Encontrava-se naquele momento do seu percurso em que era nítido que ia explodir artisticamente. Não que o fotógrafo chinês Ren Hang (1987- 2017) fosse um desconhecido. Mas dir-se-ia que 2017 tinha tudo para ser o ano da consagração. Os meios de comunicação falavam dele assiduamente pelas fotos onde celebrava uma sexualidade livre, desprovida de convenções, com jovens nus interagindo com animais ou objectos do quotidiano. No mundo da arte era celebrado mas também na moda e na cultura pop lhe prestavam atenção. A editora Taschen havia publicado há semanas um volume dedicado à sua obra, algo que não é muito comum para um jovem artista de 29 anos. E em Janeiro o influente museu FOAM de Amesterdão havia inaugurado a exposição Naked, que estará ali patente até 12 de Março.

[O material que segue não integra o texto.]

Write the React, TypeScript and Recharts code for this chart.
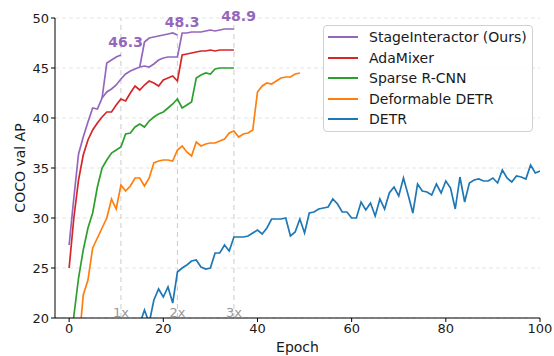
import React from "react"
import {
  LineChart,
  Line,
  XAxis,
  YAxis,
  CartesianGrid,
  ReferenceLine,
  ReferenceDot,
} from "recharts"

// COCO val AP per epoch
const stageMain = [
  27.3, 32.0, 36.4, 38.1, 39.6, 41.0, 40.9, 42.0, 42.6, 42.9, 43.3, 43.9,
  44.4, 44.7, 44.9, 45.1, 45.2, 45.1, 45.4, 45.8, 46.0, 46.1, 46.1, 46.1,
  48.5, 48.5, 48.6, 48.6, 48.6, 48.7, 48.8, 48.7, 48.8, 48.9, 48.9, 48.9,
]
const stage2xStart = 15
const stage2x = [45.1, 47.6, 48.0, 48.1, 48.2, 48.3, 48.4, 48.5, 48.3]
const stage1xStart = 7
const stage1x = [42.0, 45.5, 45.8, 46.1, 46.3]

const adaMixer = [
  25.0, 30.0, 33.8, 36.3, 37.8, 38.8, 39.5, 40.1, 40.6, 40.6, 41.3, 41.9,
  41.7, 42.5, 43.2, 42.8, 43.3, 43.7, 43.5, 43.2, 43.8, 44.0, 44.2, 43.7,
  46.3, 46.4, 46.5, 46.6, 46.7, 46.7, 46.8, 46.7, 46.8, 46.8, 46.8, 46.8,
]

const sparseRcnn = [
  13.0, 20.2, 24.0, 26.8, 29.0, 30.5, 33.1, 35.0, 35.8, 36.5, 36.8, 37.1,
  38.4, 38.5, 39.1, 39.4, 39.1, 39.7, 40.1, 40.4, 40.6, 41.0, 41.4, 41.9,
  41.0, 41.3, 41.6, 44.0, 44.3, 44.5, 44.4, 44.9, 45.0, 45.0, 45.0, 45.0,
]

const deformableDetr = [
  8.0, 12.0, 17.0, 22.3, 23.8, 27.0, 28.0, 29.0, 30.0, 31.9, 30.9, 33.3,
  32.7, 33.2, 34.0, 34.0, 33.2, 34.0, 35.5, 35.7, 35.8, 35.8, 35.7, 36.8,
  37.2, 36.6, 36.2, 37.6, 37.2, 37.4, 37.5, 37.5, 37.7, 37.9, 38.5, 38.7,
  38.1, 38.4, 38.5, 38.8, 42.6, 43.2, 43.5, 43.4, 43.7, 44.0, 44.1, 44.1,
  44.4, 44.5,
]

const detrStart = 15
const detr = [
  19.4, 20.8, 19.5, 21.8, 22.9, 22.1, 23.1, 21.5, 24.6, 25.0, 25.3, 25.7,
  25.8, 25.1, 24.9, 25.0, 26.5, 26.5, 27.3, 26.7, 28.1, 28.1, 28.1, 28.2,
  28.5, 28.8, 28.4, 29.0, 29.9, 29.9, 29.9, 30.0, 28.2, 28.6, 29.9, 28.5,
  30.5, 30.6, 30.9, 31.0, 31.1, 31.9, 31.4, 30.6, 30.6, 30.0, 30.0, 31.6,
  30.8, 31.5, 30.2, 31.9, 30.9, 32.5, 33.1, 32.2, 34.0, 32.3, 30.5, 33.4,
  32.7, 32.6, 32.3, 33.4, 32.5, 33.7, 33.0, 30.9, 34.1, 31.6, 33.5, 33.8,
  33.9, 33.7, 33.7, 34.0, 33.5, 34.8, 34.0, 33.6, 34.2, 34.1, 33.9, 35.3,
  34.5, 34.7,
]

const xTicks = [0, 20, 40, 60, 80, 100]
const yTicks = [20, 25, 30, 35, 40, 45, 50]
const scheduleEpochs = [11, 23, 35]
const scheduleLabels = ["1x", "2x", "3x"]
const finalAps = [46.3, 48.3, 48.9]

const PURPLE = "#9467bd"
const legendItems = [
  { name: "StageInteractor (Ours)", color: PURPLE },
  { name: "AdaMixer", color: "#d62728" },
  { name: "Sparse R-CNN", color: "#2ca02c" },
  { name: "Deformable DETR", color: "#ff7f0e" },
  { name: "DETR", color: "#1f77b4" },
]

const pick = (arr: number[], start: number, epoch: number) => {
  const v = arr[epoch - start]
  return v === undefined ? null : v
}

const data = Array.from({ length: 101 }, (_, epoch) => ({
  epoch,
  stage: pick(stageMain, 0, epoch),
  stage2x: pick(stage2x, stage2xStart, epoch),
  stage1x: pick(stage1x, stage1xStart, epoch),
  ada: pick(adaMixer, 0, epoch),
  sparse: pick(sparseRcnn, 0, epoch),
  deform: pick(deformableDetr, 0, epoch),
  detr: pick(detr, detrStart, epoch),
}))

const font = "'DejaVu Sans', sans-serif"
const LW = 1.7

function ChartLegend() {
  return (
    <div
      style={{
        position: "absolute",
        left: 323,
        top: 25,
        width: 210,
        height: 107,
        boxSizing: "border-box",
        border: "1px solid #d0d0d0",
        borderRadius: 4,
        background: "rgba(255,255,255,0.85)",
        padding: "1px 0 0 4px",
        fontFamily: font,
        fontSize: 14,
        color: "#1a1a1a",
      }}
    >
      {legendItems.map((it) => (
        <div key={it.name} style={{ display: "flex", alignItems: "center", height: 20.5 }}>
          <div style={{ width: 30, height: 2, background: it.color, marginRight: 11 }} />
          <span>{it.name}</span>
        </div>
      ))}
    </div>
  )
}

export default function App() {
  return (
    <div style={{ position: "relative", width: 554, height: 356, fontFamily: font, overflow: "hidden" }}>
      <style>{"body{margin:0;overflow:hidden}"}</style>
      <LineChart
        width={554}
        height={356}
        data={data}
        margin={{ top: 18, right: 14, bottom: 0, left: 8 }}
      >
        <CartesianGrid vertical={false} stroke="#e4e4e4" strokeDasharray="4 3" />
        <XAxis
          dataKey="epoch"
          type="number"
          domain={[-3, 100]}
          ticks={xTicks}
          allowDataOverflow
          height={38}
          tickSize={4}
          stroke="#000"
          tick={{ fontSize: 13, fill: "#1a1a1a" }}
          label={{ value: "Epoch", position: "insideBottom", offset: 4, fontSize: 14, fill: "#1a1a1a" }}
        />
        <YAxis
          domain={[20, 50]}
          ticks={yTicks}
          allowDataOverflow
          width={47}
          tickSize={4}
          stroke="#000"
          tick={{ fontSize: 13, fill: "#1a1a1a" }}
          label={{
            value: "COCO val AP",
            angle: -90,
            position: "insideLeft",
            offset: 12,
            fontSize: 14,
            fill: "#1a1a1a",
            style: { textAnchor: "middle" },
          }}
        />
        {scheduleEpochs.map((e, i) => (
          <ReferenceLine
            key={e}
            x={e}
            stroke="#cccccc"
            strokeDasharray="5 4"
            label={{ value: scheduleLabels[i], position: "insideBottom", offset: 1, fontSize: 13, fill: "#999" }}
          />
        ))}
        <Line type="linear" dataKey="detr" stroke="#1f77b4" strokeWidth={LW} dot={false} isAnimationActive={false} />
        <Line type="linear" dataKey="deform" stroke="#ff7f0e" strokeWidth={LW} dot={false} isAnimationActive={false} />
        <Line type="linear" dataKey="sparse" stroke="#2ca02c" strokeWidth={LW} dot={false} isAnimationActive={false} />
        <Line type="linear" dataKey="ada" stroke="#d62728" strokeWidth={LW} dot={false} isAnimationActive={false} />
        <Line type="linear" dataKey="stage1x" stroke={PURPLE} strokeWidth={LW} dot={false} isAnimationActive={false} />
        <Line type="linear" dataKey="stage2x" stroke={PURPLE} strokeWidth={LW} dot={false} isAnimationActive={false} />
        <Line type="linear" dataKey="stage" stroke={PURPLE} strokeWidth={LW} dot={false} isAnimationActive={false} />
        {scheduleEpochs.map((e, i) => (
          <ReferenceDot
            key={"ap" + e}
            x={e + 1}
            y={finalAps[i]}
            r={0}
            fill="none"
            stroke="none"
            label={{ value: finalAps[i].toFixed(1), position: "top", offset: 8, fontSize: 14, fontWeight: "bold", fill: PURPLE }}
          />
        ))}
      </LineChart>
      <ChartLegend />
    </div>
  )
}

E de repente, a 24 de Fevereiro, soube-se que havia morrido. A um mês de completar 30 anos, em Berlim, onde se encontrava em trabalho, suicidou-se atirando-se do vigésimo oitavo andar de um prédio. A notícia deixou o mundo da arte perplexa, como aconteceu com o compatriota Ai Weiwei, um dos artistas vivos mais influentes, que o apadrinhou. Sabia-se que sofria de depressão. Falava disso com candura, em curtas anotações, onde expunha obsessões e crises existenciais nas plataformas da Internet ou nas redes sociais. “Todos os anos tenho o mesmo desejo: morrer cedo. Espero que isso seja verdade este ano”, escreveu em Janeiro na rede social Weibo. A editora Taschen enviou, antes da sua morte, uma nota de imprensa que o descrevia assim: “É um rebelde atípico, magro, tímido por natureza e propenso a episódios de depressão.”

Sem antes nem depois

Tinha imensos seguidores. E a sua morte prematura poderá muito bem gerar um efeito de maior interesse pelo trabalho que deixou. Há dias uma massa de pessoas fazia uma fila para entrar no museu FOAM, em Amesterdão, apesar da chuva. Lá dentro, um espaço labiríntico, magnificamente concebido, acolhe várias exposições de fotografia, como a do japonês Hiroshi Sugimoto, mas a que desperta o maior interesse é a de Ren Hang, disposta num espaço que parece uma pequena biblioteca, com fotos de jovens nus, com gansos, serpentes, peixes ou flores, rodeadas por livros. Existe qualquer coisa de surrealista no que os nossos olhos vislumbram, mas também de experiência poética.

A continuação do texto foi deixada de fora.